You’re saying the newer cars have been designed to get higher in the air on the rear end under throttle?
“The biggest difference between a new car and an old car — Every time, somebody built a new car they’d build it to where it would travel more and go higher.”
Yeah, they figured out that 1 inch is 500 counts of downforce. I still don’t know what a count is. But, that’s what I’m told.
“Well, that’s what I was told too by Harold Holly and he’s a very smart individual. Someone else told me it was 800.”
“If I can stop ’em at 48 inches or 47 1/2 and they’re at 55 now. That’s over 3500 lbs of downforce we just took off the back of the car.”
These guys are able to just drink ’em a RedBull and run wide open around the race track.

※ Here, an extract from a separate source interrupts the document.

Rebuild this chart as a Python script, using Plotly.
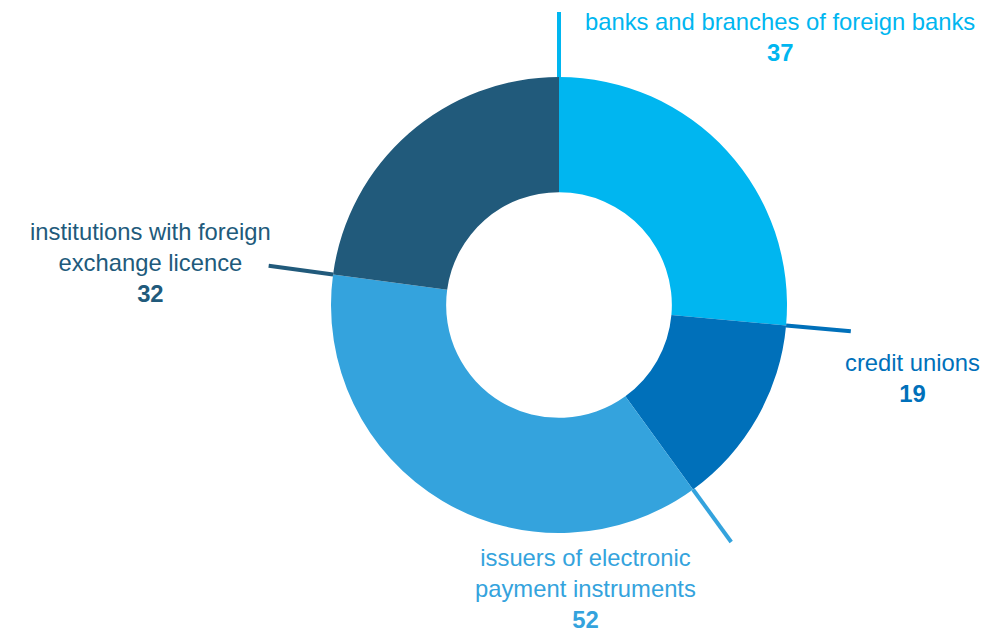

“It’s gunna make it to where guys will have to drive again too. These guys are able to just drink ’em a RedBull and run wide open around the race track. To me, those ain’t real drivers.”
“To me, the real drivers — The guys that are real drivers, they have to let off. They gotta finesse and manage their foot. Like Billy Moyer, Scott Bloomquist, Ronnie Johnson and those guys. When I was growing up those guys would come by and you could just barely hear their engine. Because, they couldn’t run wide open.”
“Now, we got so much grip that you could mash a 4.30 in the slick.”
And, now they’re running out of fuel at Knoxville.
Well, I hope it works. I think it will.
“I do too. The biggest thing is, everybody just give it a chance. They just need to know that we got a clean sheet of paper here. If we need to adapt to something or make some kind of little change, we will.”
“I’m very open. I just want to do something. I don’t care if they come back and tell me it needs to be 50 inches. Right now, everybody’s in a race to 60 inches high. Some of them are pretty close to it too. The higher we get, the worse we are.”
“Like you said, you can use all the motor you can get.”
“Everybody pitches a fit over the steel head guys running 4 inches more spoiler than they do. Well, now everybody’s got 7 inches more and they don’t even realize it.”
The rule will go into effect first on Ray Cook’s Schaeffer’s Southern Nationals Tours. The first race for the Bonus Series is scheduled for March 16th at the Tri-County Race Track in Brasstown, North Carolina. Ray Cook doubles as the promoter of the Tri-County Race Track in addition to the series.
This race has the attention of the entire industry.